What the task requires -> Return only the lines from the top of the data down to the one that holds "(etanol) at (508,822)", both included, without any pictures.

Data segment ->
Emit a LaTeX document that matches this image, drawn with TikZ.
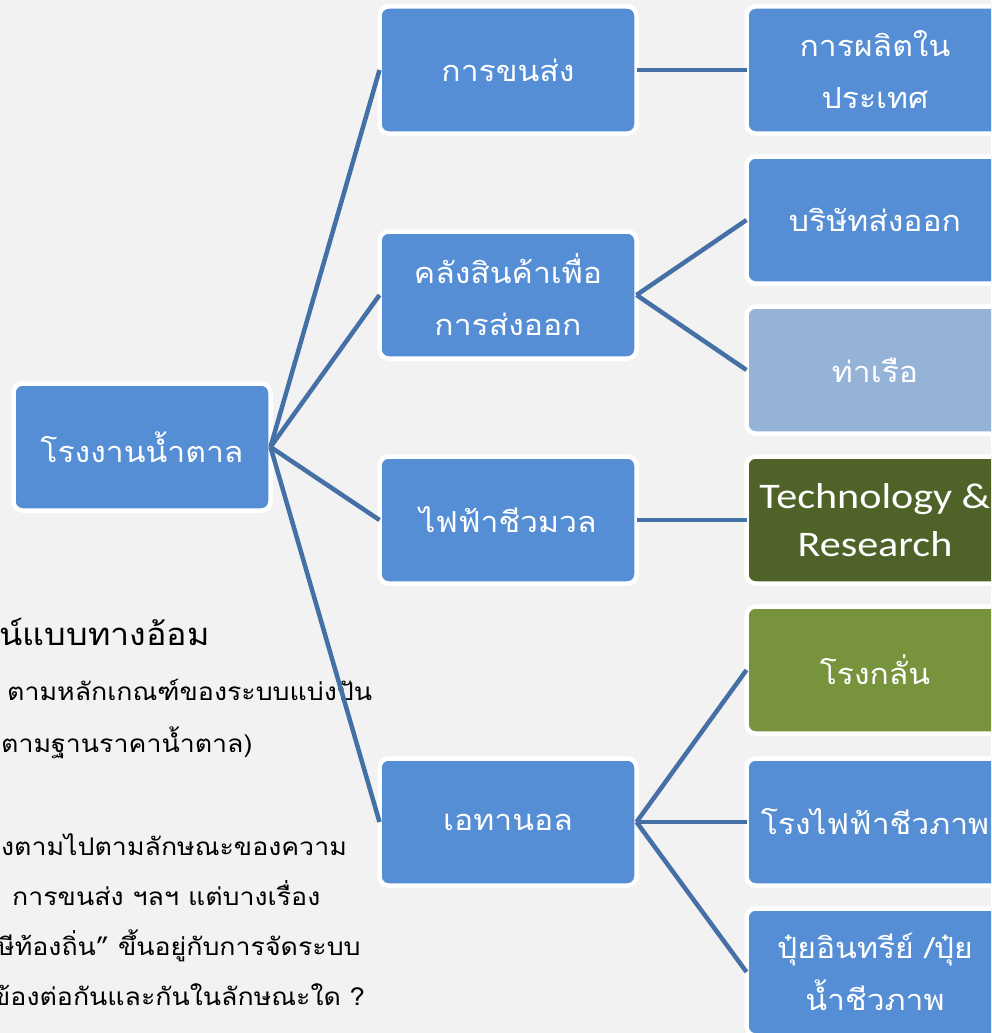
\documentclass[tikz,border=0pt]{standalone}
\usepackage{fontspec}
\setmainfont{Carlito}
\newfontfamily\thaifont[Script=Thai, FakeStretch=1.1]{Loma}
\newfontfamily\latinfont[FakeStretch=1.17]{Carlito}
\definecolor{fondo}{HTML}{F2F2F2}
\definecolor{azul}{HTML}{558ED5}
\definecolor{azulclaro}{HTML}{95B3D7}
\definecolor{verdeosc}{HTML}{4F6228}
\definecolor{oliva}{HTML}{77933C}
\definecolor{linea}{HTML}{4470A6}

\begin{document}
\begin{tikzpicture}[x=1pt, y=-1pt,
    bloc/.style={fill=azul, draw=white, line width=4.5pt,
        rounded corners=9pt,
        minimum width=257pt, minimum height=127pt,
        text=white, font=\thaifont\fontsize{29}{52}\selectfont, align=center,
        outer sep=0pt},
    nota/.style={text=black, anchor=base west, inner sep=0pt,
        font=\thaifont\fontsize{24.3}{30}\selectfont},
    rama/.style={draw=linea, line width=4.5pt}
    ]
    \useasboundingbox (0,0) rectangle (991,1033);
    \clip (0,0) rectangle (991,1033);
    \fill[fondo] (0,0) rectangle (991,1033);

    % texto de fondo
    \node[nota, anchor=base east, font=\thaifont\fontsize{31}{36}\selectfont] (t1) at (210,645) {น์แบบทางอ้อม};
    \node[nota] (t2) at (7,700) {ตามหลักเกณฑ์ของระบบแบ่งปัน};
    \node[nota] (t3) at (1,752) {ตามฐานราคาน้ำตาล)};
    \node[nota] (t4) at (1,855) {งตามไปตามลักษณะของความ};
    \node[nota] (t5) at (12,905) {การขนส่ง ฯลฯ แต่บางเรื่อง};
    \node[nota] (t6) at (-3,955) {ษีท้องถิ่น” ขึ้นอยู่กับการจัดระบบ};
    \node[nota] (t7) at (-8,1005) {ข้องต่อกันและกันในลักษณะใด ?};

    \node[bloc] (fabrica) at (142,447) {โรงงานน้ำตาล};

    \node[bloc] (transporte) at (508,70) {การขนส่ง};
    \node[bloc] (almacen) at (508,295) {คลังสินค้าเพื่อ\\การส่งออก};
    \node[bloc] (biomasa) at (508,520) {ไฟฟ้าชีวมวล};
    \node[bloc] (etanol) at (508,822) {เอทานอล};

    \node[bloc] (produccion) at (875,70) {การผลิตใน\\ประเทศ};
    \node[bloc] (exportadora) at (875,220) {บริษัทส่งออก};
    \node[bloc, fill=azulclaro] (puerto) at (875,370) {ท่าเรือ};
    \node[bloc, fill=verdeosc, font=\latinfont\fontsize{36}{48}\selectfont] (tecno) at (875,520) {Technology \&\\Research};
    \node[bloc, fill=oliva] (destileria) at (875,670) {โรงกลั่น};
    \node[bloc] (biogas) at (875,822) {โรงไฟฟ้าชีวภาพ};
    \node[bloc] (abono) at (875,972) {ปุ๋ยอินทรีย์ /ปุ๋ย\\น้ำชีวภาพ};

    \foreach \n in {transporte, almacen, biomasa, etanol}
        \draw[rama] (fabrica.east) -- (\n.west);
    \draw[rama] (transporte.east) -- (produccion.west);
    \draw[rama] (almacen.east) -- (exportadora.west);
    \draw[rama] (almacen.east) -- (puerto.west);
    \draw[rama] (biomasa.east) -- (tecno.west);
    \draw[rama] (etanol.east) -- (destileria.west);
    \draw[rama] (etanol.east) -- (biogas.west);
    \draw[rama] (etanol.east) -- (abono.west);
\end{tikzpicture}
\end{document}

Exercise solution ->
Emit a LaTeX document that matches this image, drawn with TikZ.
\documentclass[tikz,border=0pt]{standalone}
\usepackage{fontspec}
\setmainfont{Carlito}
\newfontfamily\thaifont[Script=Thai, FakeStretch=1.1]{Loma}
\newfontfamily\latinfont[FakeStretch=1.17]{Carlito}
\definecolor{fondo}{HTML}{F2F2F2}
\definecolor{azul}{HTML}{558ED5}
\definecolor{azulclaro}{HTML}{95B3D7}
\definecolor{verdeosc}{HTML}{4F6228}
\definecolor{oliva}{HTML}{77933C}
\definecolor{linea}{HTML}{4470A6}

\begin{document}
\begin{tikzpicture}[x=1pt, y=-1pt,
    bloc/.style={fill=azul, draw=white, line width=4.5pt,
        rounded corners=9pt,
        minimum width=257pt, minimum height=127pt,
        text=white, font=\thaifont\fontsize{29}{52}\selectfont, align=center,
        outer sep=0pt},
    nota/.style={text=black, anchor=base west, inner sep=0pt,
        font=\thaifont\fontsize{24.3}{30}\selectfont},
    rama/.style={draw=linea, line width=4.5pt}
    ]
    \useasboundingbox (0,0) rectangle (991,1033);
    \clip (0,0) rectangle (991,1033);
    \fill[fondo] (0,0) rectangle (991,1033);

    % texto de fondo
    \node[nota, anchor=base east, font=\thaifont\fontsize{31}{36}\selectfont] (t1) at (210,645) {น์แบบทางอ้อม};
    \node[nota] (t2) at (7,700) {ตามหลักเกณฑ์ของระบบแบ่งปัน};
    \node[nota] (t3) at (1,752) {ตามฐานราคาน้ำตาล)};
    \node[nota] (t4) at (1,855) {งตามไปตามลักษณะของความ};
    \node[nota] (t5) at (12,905) {การขนส่ง ฯลฯ แต่บางเรื่อง};
    \node[nota] (t6) at (-3,955) {ษีท้องถิ่น” ขึ้นอยู่กับการจัดระบบ};
    \node[nota] (t7) at (-8,1005) {ข้องต่อกันและกันในลักษณะใด ?};

    \node[bloc] (fabrica) at (142,447) {โรงงานน้ำตาล};

    \node[bloc] (transporte) at (508,70) {การขนส่ง};
    \node[bloc] (almacen) at (508,295) {คลังสินค้าเพื่อ\\การส่งออก};
    \node[bloc] (biomasa) at (508,520) {ไฟฟ้าชีวมวล};
    \node[bloc] (etanol) at (508,822) {เอทานอล};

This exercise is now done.